Not me. I wear a Colin Furze style carrot slicer belt at all times. Watch a motherfucker try to ope right by me. Bitch gonna get cut.
The cars and walkers are both as close as they can safely be while moving?
Not sure where you drive, but those cars aren't spaced at all- they're very close to bumper-to-bumper, which you can only do at extremely low speeds that unrealistic for travel. Meanwhile, the people that are bundled together ARE actually capable of moving like that, though the average american (who has a larger 'personal bubble' that other cultures) would probably not like it.
Moreover, the car example could actually be worse than it appears- because they're taking up all lanes of a road, so you're assuming they're coming AND going, which none of the other examples are assuming. If you did it properly, the line of cars would be two wide and twice as deep!
Explain to me how you solve the mass transportation issue in non metro areas. I live in Montana, where cities are an hour or three apart by vehicle, but even in said cities, outside of the main commercial areas, people are spread out. Like, really spread out. There is a single bus stop eight blocks from my house, with exactly four scheduled pickup/dropoff times. My kids go to school with other kids who live twenty miles away. Commercial rail doesn't exist, except for a single cross-country Amtrak line with a station four hours away from here.
Images like this are illustrative, but they completely ignore the physical reality of how vast swathes of the US are laid out. You can't just flip a switch and have bus stops on every corner and rail lines connecting your major cities and residential areas. That's a massive undertaking that would cost way more in up front infrastructure than maintaining and augmenting existing highway program already does.
How do you change the culture away from cars where there is literally no realistic way to do it for 99% of people in areas like this? And how do you push for infrastructure change when there is no anti-car culture? It's a chicken and egg problem where you have no chickens and you have no eggs.

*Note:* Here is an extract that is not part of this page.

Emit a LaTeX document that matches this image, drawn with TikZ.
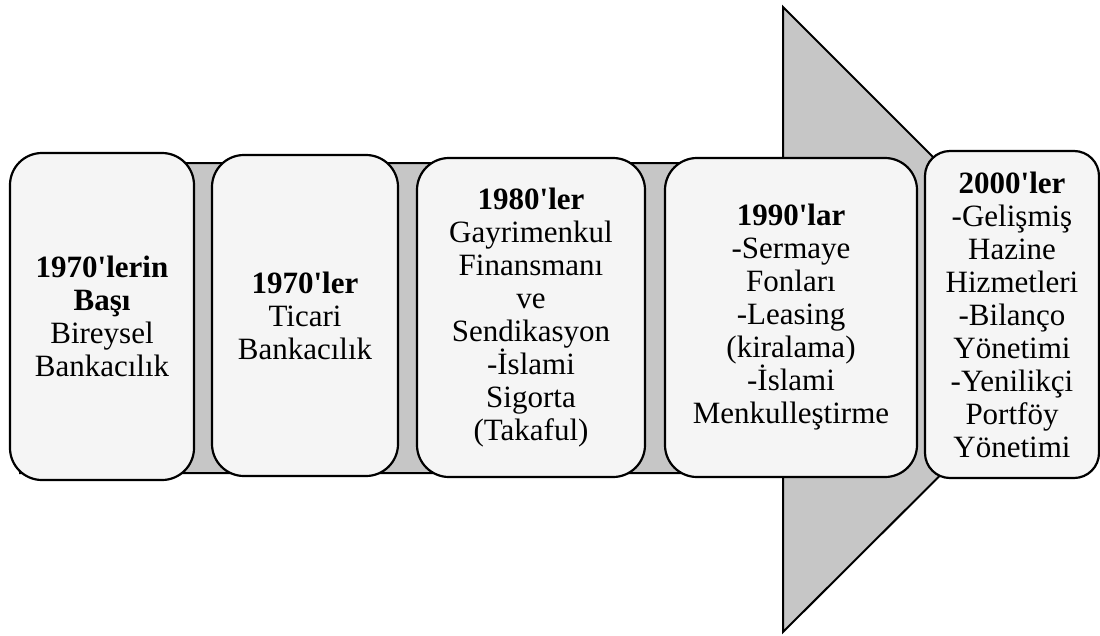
\documentclass[tikz,border=0pt]{standalone}
\usepackage{fontspec}
\setmainfont{Liberation Serif}
\definecolor{arrowgray}{RGB}{198,198,198}
\definecolor{boxfill}{RGB}{245,245,245}
\newcommand{\ap}{\textquotesingle}
\tikzset{
  period/.style={draw=black, line width=2.2pt, fill=boxfill,
    rounded corners=32pt, align=center, inner sep=0pt,
    font=\fontsize{31}{33}\selectfont},
  bigarrow/.style={draw=black, line width=2pt, fill=arrowgray, line join=miter}
}
\begin{document}
\begin{tikzpicture}[x=1pt,y=-1pt]
  \useasboundingbox (0,0) rectangle (1100,635);

  % timeline arrow behind the boxes
  \coordinate (tail top) at (20,163);
  \coordinate (neck top) at (783,163);
  \coordinate (barb top) at (783,7);
  \coordinate (tip) at (1096,320);
  \coordinate (barb bottom) at (783,632);
  \coordinate (neck bottom) at (783,473);
  \coordinate (tail bottom) at (20,473);
  \draw[bigarrow] (tail top) -- (neck top) -- (barb top) -- (tip)
    -- (barb bottom) -- (neck bottom) -- (tail bottom) -- cycle;

  % periods
  \node[period, minimum width=184pt, minimum height=327pt] (p1) at (102,316.5)
    {\textbf{1970\ap lerin}\\\textbf{Başı}\\Bireysel\\Bankacılık};
  \node[period, minimum width=186pt, minimum height=321pt] (p2) at (305,315.5)
    {\textbf{1970\ap ler}\\Ticari\\Bankacılık};
  \node[period, minimum width=228pt, minimum height=319pt] (p3) at (531,317.5)
    {\textbf{1980\ap ler}\\Gayrimenkul\\Finansmanı\\ve\\Sendikasyon\\-İslami\\Sigorta\\(Takaful)};
  \node[period, minimum width=252pt, minimum height=319pt] (p4) at (791,317.5)
    {\textbf{1990\ap lar}\\-Sermaye\\Fonları\\-Leasing\\(kiralama)\\-İslami\\Menkulleştirme};
  \node[period, rounded corners=25pt, minimum width=174pt, minimum height=327pt] (p5) at (1012,314.5)
    {\textbf{2000\ap ler}\\-Gelişmiş\\Hazine\\Hizmetleri\\-Bilanço\\Yönetimi\\-Yenilikçi\\Portföy\\Yönetimi};
\end{tikzpicture}
\end{document}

- No one is expecting someone in Montana, hours away from others to give up their car. Although incorporating more of the externalized costs might incent some people to make other decisions.
- There’s always something we can do better.
Even the most remote area has some sort of gathering points that can be concentrated into a walkable area. Basically - when you drive your car to church, you should have the option of walking to a brunch place and a grocery store, picking up your niece arriving on Greyhound, and yelling at your local councilman, before driving back. You should have the option to do more with fewer trips
Hey fellow Montanan! Check out Big Sky Rail Authority's arguments for implementing a southern passanger rail service, or think of the benefits of increased bus service connecting the larger Montana cities. We have main travel corridors across the state that could be greatly improved by a public transportation network, linking rural communities and connecting them to larger city centers. Combine that with local bus service, walkable communities, and biking infrastructure in places where it can be supported like Missoula, Bozeman, Billings, etc can improve traffic and livability of the towns. Also, think of the improvement to traffic conditions for people coming into town from surrounding rural communities if you can divert a good portion of traffic to public options. In a rural state like ours, there's always going to be some need for personal vehicles, but there's still lots of places where having more public transportation options could improve our communities and lessen our climate impacts. Sure, it's going to look different than in other parts of the country, but still a lot of room for improvement around here.
Oddly enough, rail served more rural communities earlier on in the 20th century than they do now. This is due to disinvestment and the prioritization of personal vehicles. So not only is transit realistic, but it was the way for many railroad towns to be connected to each other and the rest of the country. Obviously that’s historical evidence, life is more complex now, but things can still be made to work with transit. Increasing bus frequency and coverage sounds like it would help your community.
The issue is solved at scale in cities. There is no need to change rural centers at the moment until the pressure is relieved where it will have the most effect. Maybe even freeing tax dollars for the state to help with rural areas instead of millions of intercity roads being damaged daily by large vehicles. Every dime you save in the city can be subsidized for rural areas if it is no longer needed. Or can be used to further assist struggling populations in the city. Everything that benefits people will find its way to also benefitting you in some way.
While I'm a strong proponent of reducing and possibly eliminating car use, this image is disingenuous. They neatly packed 69 (nice) people into a medium bus, sure. But when showing cars, it's almost 1 persons per car (I counted 15 cars in a row and there are 4 rows, so 60 cars). You can definitely use cars more efficiently than that.
Assuming that actually autonomous self-driving cars exist, they could be extremely efficient. Especially if you treat them like ride sharing taxis. In other words, a lot of people could share the same car and that would reduce the amount of owned cars. They also never waste space being parked. So I can see how when we make a real self-driving car, it can potentially reduce traffic. Especially for all those cases where public transportation doesn't work.
And what the heck is a "connected car"?
Two facts:
- The average occupancy of a car in my North American city is 1.2 people per car. This does not vary much by city.
- Autonomous vehicles will almost certainly be worse for traffic than human driven cars. They will circle empty with no passengers and drive to pick up passengers empty (dead heading) even with a fully rideshare system. If there is widespread private ownership of autonomous vehicles (and you bet your butt that car companies will campaign for this aggressively to keep sales up), the dead heading problems only multiply. If you don't believe me, look up any recent literature on the topic: by most accounts it will be worse, not better. Dead heading is only the tip of the iceberg of problems there.
You can use cars more efficiently but by and large they aren't.
Also, you think people are gonna share a car? Fat chance. People would need to work out shared upkeep, time slots to have it, etc.
We simply need to stop subsidizing cars which is the whole point here.
Thinking of riding a bicycle so close to others at any speed scares me a bit.
Doing 50 that close to other cars would also be very uncomfortable.